Amid this wayward culture of "tea" smoking, casual sex, teenage angst and rebellion to be left alone by the authorities, still, deep longing for love could blossom. But the twist is that that was an era when everybody was leeching each other.

By the time I submerged myself again into the book (seeing those sitting around me changed faces and I looking at the staff of the bookstore, wondering if they would approach and tell me: "Sir, there is a minimum quota of hours for reading a certain book for free. If you want to continue reading, go find another book), a Yugoslavian young poet by the name of Yuri Gligoric has already surfaced in the story.

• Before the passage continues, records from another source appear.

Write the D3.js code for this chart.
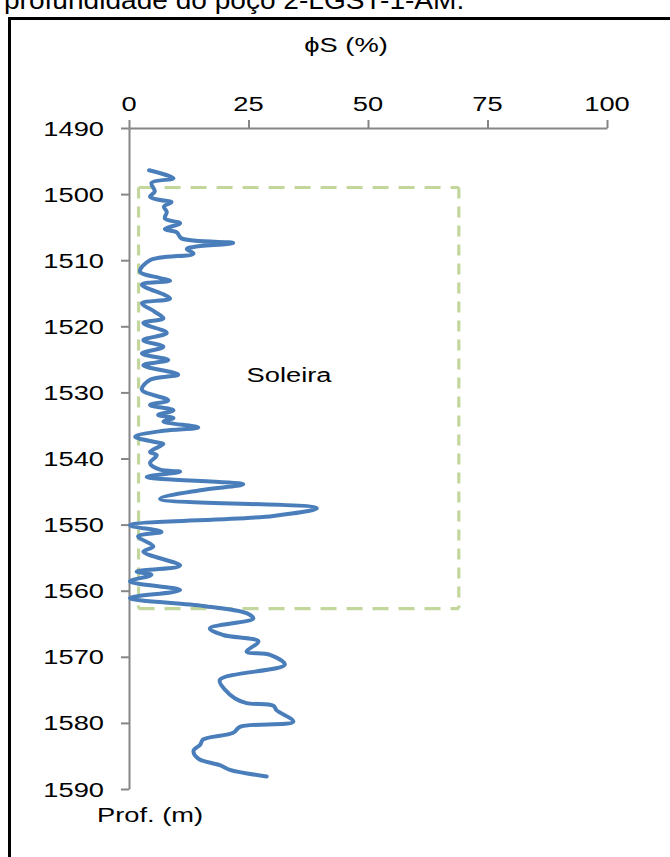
<!DOCTYPE html>
<html>
<head>
<meta charset="utf-8">
<script src="https://cdn.jsdelivr.net/npm/d3@7"></script>
<style>
  html, body { margin: 0; padding: 0; background: #fff; }
  svg { display: block; }
  text { font-family: "Liberation Sans", Arial, sans-serif; fill: #000; }
</style>
</head>
<body>
<svg id="chart" width="670" height="857"></svg>
<script>
// Porosity log (ϕS, %) against depth (m)
const depth = [
  1496.4, 1497.6, 1498.3, 1499.6, 1500.4, 1500.9, 1501.2, 1501.9, 1502.7, 1503.7,
  1504.4, 1505.3, 1505.8, 1506.7, 1507.4, 1508.0, 1508.3, 1509.0, 1510.0, 1511.7,
  1512.7, 1513.1, 1513.7, 1515.8, 1516.5, 1517.8, 1518.8, 1519.5, 1521.0, 1522.1,
  1523.1, 1524.1, 1525.1, 1525.9, 1527.3, 1528.1, 1529.6, 1531.2, 1531.9, 1532.7,
  1533.4, 1533.9, 1534.4, 1535.3, 1535.8, 1536.7, 1537.5, 1537.8, 1539.0, 1539.5,
  1540.7, 1541.7, 1542.0, 1542.8, 1543.9, 1544.8, 1546.1, 1547.5, 1548.7, 1550.1,
  1551.1, 1551.8, 1553.3, 1554.1, 1556.2, 1557.1, 1557.6, 1558.6, 1559.9, 1561.1,
  1562.3, 1563.4, 1564.2, 1565.7, 1566.7, 1567.7, 1569.2, 1569.7, 1571.2, 1573.5,
  1575.0, 1576.3, 1577.0, 1577.4, 1578.1, 1579.8, 1580.6, 1581.5, 1582.5, 1583.3,
  1584.2, 1585.4, 1586.4, 1587.1, 1588.1
];
const phiS = [
  4.2, 9.3, 4.7, 5.4, 4.4, 6.5, 8.9, 7.3, 7.9, 7.5,
  10.7, 7.5, 10.0, 11.0, 21.8, 13.5, 12.1, 13.5, 4.4, 2.3,
  6.5, 8.6, 2.7, 8.6, 2.7, 5.4, 7.2, 3.0, 7.9, 3.0,
  7.2, 2.7, 8.2, 3.0, 10.3, 4.4, 2.7, 8.2, 4.4, 9.3,
  6.1, 9.3, 7.2, 14.5, 7.2, 1.3, 5.4, 7.2, 4.4, 5.8,
  4.4, 6.5, 10.7, 3.7, 23.9, 14.9, 6.5, 39.3, 30.2, 0.2,
  6.8, 1.9, 5.1, 3.0, 10.7, 1.6, 4.7, 0.2, 10.7, 0.2,
  15.5, 24.6, 26.0, 16.9, 19.7, 27.1, 24.6, 29.5, 32.6, 19.0,
  20.1, 22.2, 24.6, 30.2, 30.9, 34.4, 23.2, 21.8, 15.5, 14.9,
  13.5, 14.5, 19.0, 21.1, 28.8
];

// Axis ticks and labels
const xTicks = [0, 25, 50, 75, 100];
const yTicks = [1490, 1500, 1510, 1520, 1530, 1540, 1550, 1560, 1570, 1580, 1590];
const xTitle = "ϕS (%)";
const yTitle = "Prof. (m)";
const heading = "profundidade do poço 2-LGST-1-AM.";

// Sill interval (Soleira) outlined by the dashed box
const sillLabel = "Soleira";
const sillPhi = [2, 69];
const sillDepth = [1499, 1562.7];

const svg = d3.select("#chart");
const stretch = 1.3;            // labels are drawn horizontally widened
const fs = 21;

const x = d3.scaleLinear().domain([0, 100]).range([129, 607]);
const y = d3.scaleLinear().domain([1490, 1590]).range([128, 789]);

// outer frame and heading (the heading continues above the frame)
svg.append("rect")
  .attr("x", 9.5).attr("y", 18.5)
  .attr("width", 700).attr("height", 900)
  .attr("fill", "none").attr("stroke", "#000").attr("stroke-width", 3);

svg.append("text")
  .attr("font-size", 26)
  .attr("transform", "translate(4,9) scale(1.08,1)")
  .text(heading);

// dashed sill box
const box = svg.append("g")
  .attr("stroke", "#c3d69b").attr("stroke-width", 3.2).attr("fill", "none");
const bx0 = x(sillPhi[0]), bx1 = x(sillPhi[1]);
const by0 = y(sillDepth[0]), by1 = y(sillDepth[1]);
box.append("line").attr("x1", bx0).attr("x2", bx1).attr("y1", by0).attr("y2", by0)
  .attr("stroke-dasharray", "16,10");
box.append("line").attr("x1", bx0).attr("x2", bx1).attr("y1", by1).attr("y2", by1)
  .attr("stroke-dasharray", "16,10");
box.append("line").attr("x1", bx0).attr("x2", bx0).attr("y1", by0).attr("y2", by1)
  .attr("stroke-dasharray", "11,8");
box.append("line").attr("x1", bx1).attr("x2", bx1).attr("y1", by0).attr("y2", by1)
  .attr("stroke-dasharray", "11,8");

// axes
const axisColor = "#868686";
const gx = svg.append("g").attr("transform", `translate(0,${y(1490)})`)
  .call(d3.axisTop(x).tickValues(xTicks).tickSize(8).tickSizeOuter(0).tickFormat(""));
const gy = svg.append("g").attr("transform", `translate(${x(0)},0)`)
  .call(d3.axisLeft(y).tickValues(yTicks).tickSize(8).tickSizeOuter(0).tickFormat(""));
[gx, gy].forEach(g => {
  g.selectAll("path, line").attr("stroke", axisColor).attr("stroke-width", 2);
});

// tick labels (widened text)
svg.append("g").selectAll("text").data(xTicks).join("text")
  .attr("text-anchor", "middle")
  .attr("font-size", fs)
  .attr("transform", d => `translate(${x(d)},111) scale(${stretch},1)`)
  .text(d => d);
svg.append("g").selectAll("text").data(yTicks).join("text")
  .attr("text-anchor", "end")
  .attr("font-size", fs)
  .attr("transform", d => `translate(104,${y(d) + 7.5}) scale(${stretch},1)`)
  .text(d => d);

// axis titles and annotation
svg.append("text").attr("text-anchor", "middle").attr("font-size", fs)
  .attr("transform", `translate(346,52) scale(${stretch},1)`).text(xTitle);
svg.append("text").attr("text-anchor", "middle").attr("font-size", fs)
  .attr("transform", `translate(150,822) scale(${stretch},1)`).text(yTitle);
svg.append("text").attr("text-anchor", "middle").attr("font-size", fs)
  .attr("transform", `translate(289,382) scale(${stretch},1)`).text(sillLabel);

// porosity curve
const pts = depth.map((d, i) => [phiS[i], d]);
const line = d3.line()
  .x(p => x(p[0]))
  .y(p => y(p[1]))
  .curve(d3.curveCatmullRom.alpha(0.5));
svg.append("path")
  .datum(pts)
  .attr("d", line)
  .attr("fill", "none")
  .attr("stroke", "#4a7ebb")
  .attr("stroke-width", 4)
  .attr("stroke-linejoin", "round")
  .attr("stroke-linecap", "round");
</script>
</body>
</html>
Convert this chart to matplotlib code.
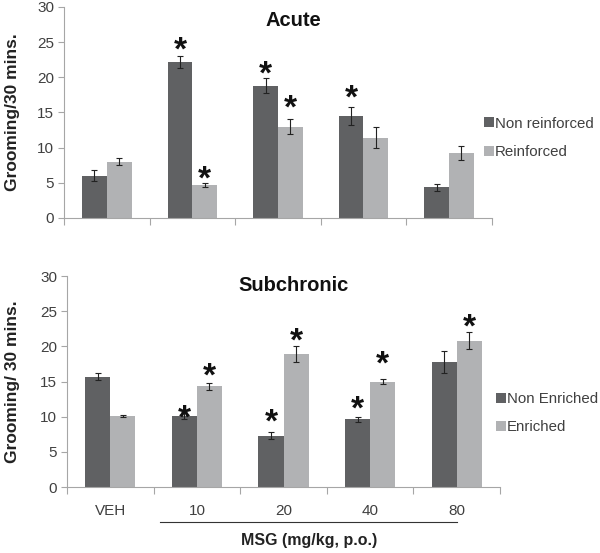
import numpy as np
import matplotlib
matplotlib.use("Agg")
import matplotlib.pyplot as plt

plt.rcParams['font.family'] = ['Liberation Sans', 'DejaVu Sans']

# data
groups = ["VEH", "10", "20", "40", "80"]

acute_nonrein = [6.0, 22.2, 18.8, 14.5, 4.4]
acute_nonrein_err = [0.8, 0.9, 1.1, 1.3, 0.5]
acute_rein = [8.0, 4.7, 13.0, 11.4, 9.3]
acute_rein_err = [0.5, 0.3, 1.1, 1.5, 1.0]
# height of the significance asterisks (None = no asterisk)
acute_star_nonrein = [None, 24.75, 21.3, 17.9, None]
acute_star_rein = [None, 6.4, 16.4, None, None]

sub_nonenr = [15.7, 10.1, 7.3, 9.6, 17.8]
sub_nonenr_err = [0.5, 0.5, 0.5, 0.4, 1.6]
sub_enr = [10.1, 14.3, 18.9, 15.0, 20.8]
sub_enr_err = [0.2, 0.5, 1.1, 0.4, 1.2]
sub_star_nonenr = [None, 10.7, 10.0, 11.9, None]
sub_star_enr = [None, 16.6, 21.6, 18.3, 23.5]

dark = "#606163"
light = "#b1b2b4"
spine_col = "#a6a6a6"
txt_col = "#404040"

fig = plt.figure(figsize=(6.0, 5.53), dpi=100)
ax1 = fig.add_axes([0.1067, 0.6058, 0.713, 0.3816])
ax2 = fig.add_axes([0.1117, 0.1193, 0.7217, 0.3816])

x = np.arange(len(groups))
w = 0.29
star_fs = 24


def draw_panel(ax, v1, e1, s1, v2, e2, s2, labels, title, title_xy,
               ylab, ylab_x, show_x):
    ax.bar(x - w/2, v1, w, color=dark, label=labels[0], zorder=2)
    ax.bar(x + w/2, v2, w, color=light, label=labels[1], zorder=2)
    ax.errorbar(x - w/2, v1, yerr=e1, fmt='none', ecolor="#222222",
                elinewidth=0.8, capsize=2.5, capthick=0.8, zorder=3)
    ax.errorbar(x + w/2, v2, yerr=e2, fmt='none', ecolor="#222222",
                elinewidth=0.8, capsize=2.5, capthick=0.8, zorder=3)
    for xs, ss in [(x - w/2, s1), (x + w/2, s2)]:
        for xi, sy in zip(xs, ss):
            if sy is not None:
                ax.annotate("*", (xi, sy), xytext=(0, -0.46*star_fs),
                            textcoords='offset points', ha='center',
                            va='baseline', fontsize=star_fs,
                            fontweight='bold', color="#111111", zorder=4)
    ax.set_xlim(-0.5, len(groups) - 0.5)
    ax.set_ylim(0, 30)
    ax.set_yticks(np.arange(0, 31, 5))
    ax.tick_params(axis='y', labelsize=11, colors=txt_col, length=4,
                   width=0.8, color=spine_col, pad=3)
    ax.set_xticks(x)
    if show_x:
        ax.set_xticklabels(groups, fontsize=11, color=txt_col)
    else:
        ax.set_xticklabels([])
    ax.tick_params(axis='x', length=0, pad=12)
    ax.set_xticks(np.arange(-0.5, len(groups), 1.0), minor=True)
    ax.tick_params(axis='x', which='minor', length=5, width=0.8,
                   color=spine_col)
    for sp in ['top', 'right']:
        ax.spines[sp].set_visible(False)
    for sp in ['left', 'bottom']:
        ax.spines[sp].set_color(spine_col)
        ax.spines[sp].set_linewidth(0.8)
    ax.set_ylabel(ylab, fontsize=12.5, fontweight='bold', color="#222222")
    ax.yaxis.set_label_coords(ylab_x, 0.5)
    ax.text(title_xy[0], title_xy[1], title, transform=ax.transAxes,
            ha='center', va='center', fontsize=14.5, fontweight='bold',
            color="#111111")


draw_panel(ax1, acute_nonrein, acute_nonrein_err, acute_star_nonrein,
           acute_rein, acute_rein_err, acute_star_rein,
           ["Non reinforced", "Reinforced"], "Acute", (0.535, 0.938),
           "Grooming/30 mins.", -0.103, False)
draw_panel(ax2, sub_nonenr, sub_nonenr_err, sub_star_nonenr,
           sub_enr, sub_enr_err, sub_star_enr,
           ["Non Enriched", "Enriched"], "Subchronic", (0.524, 0.957),
           "Grooming/ 30 mins.", -0.109, True)

for ax, ypos, xpos in [(ax1, 0.751, 0.789), (ax2, 0.253, 0.809)]:
    ax.legend(loc='center left', bbox_to_anchor=(xpos, ypos),
              bbox_transform=fig.transFigure, frameon=False, fontsize=10.8,
              handlelength=0.65, handleheight=0.65, handletextpad=0.1,
              labelspacing=0.95, borderpad=0.2, labelcolor=txt_col)

# bracket under the MSG doses
ax2.plot([0.57, 4.0], [-0.166, -0.166], transform=ax2.get_xaxis_transform(),
         color="#333333", lw=0.8, clip_on=False)
ax2.text(2.3, -0.255, "MSG (mg/kg, p.o.)", transform=ax2.get_xaxis_transform(),
         ha='center', va='center', fontsize=11.5, fontweight='bold',
         color="#222222")

fig.savefig("out.png", dpi=100)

I again zipped in the rollercoaster/talkfest/speed-typing text set by Kerouac on Leo and Mardou's bohemian love affair. And before I knew it, getting all weary in the eyes and the bookstore's well-lighted interior blurred before me, I failed to notice that I was up for a heart-wrenching ending as I reached the last several pages.

And there happened the tragic breakup of Leo Percepeid and Mardou Fox because of Yuri Gligoric. This is a 20th century fiction that can hit any reader's heart with the hip word: "Well, baby we made it together," with Mardou Fox telling Leo Percepeid casually about what happened to her and Yuri.

The jeepney I rode going home sped on South Super Highway with me still seeing visions of printed words on darkened factories, of the 50's America, of the Beat Generation, of Leo, Mardou and Yuri. And that hip word "made it" reverberating in my ears. My head was throbbing. I needed to pound on my PC to release this neverending yakking in my head.

And now, finally, I write this.

Note: This appeared on The Philippine Star on November 9, 2003 as the week's winning essay in My Favorite Book Contest. I posted it here since I could still recall the rush I felt when I first read the book.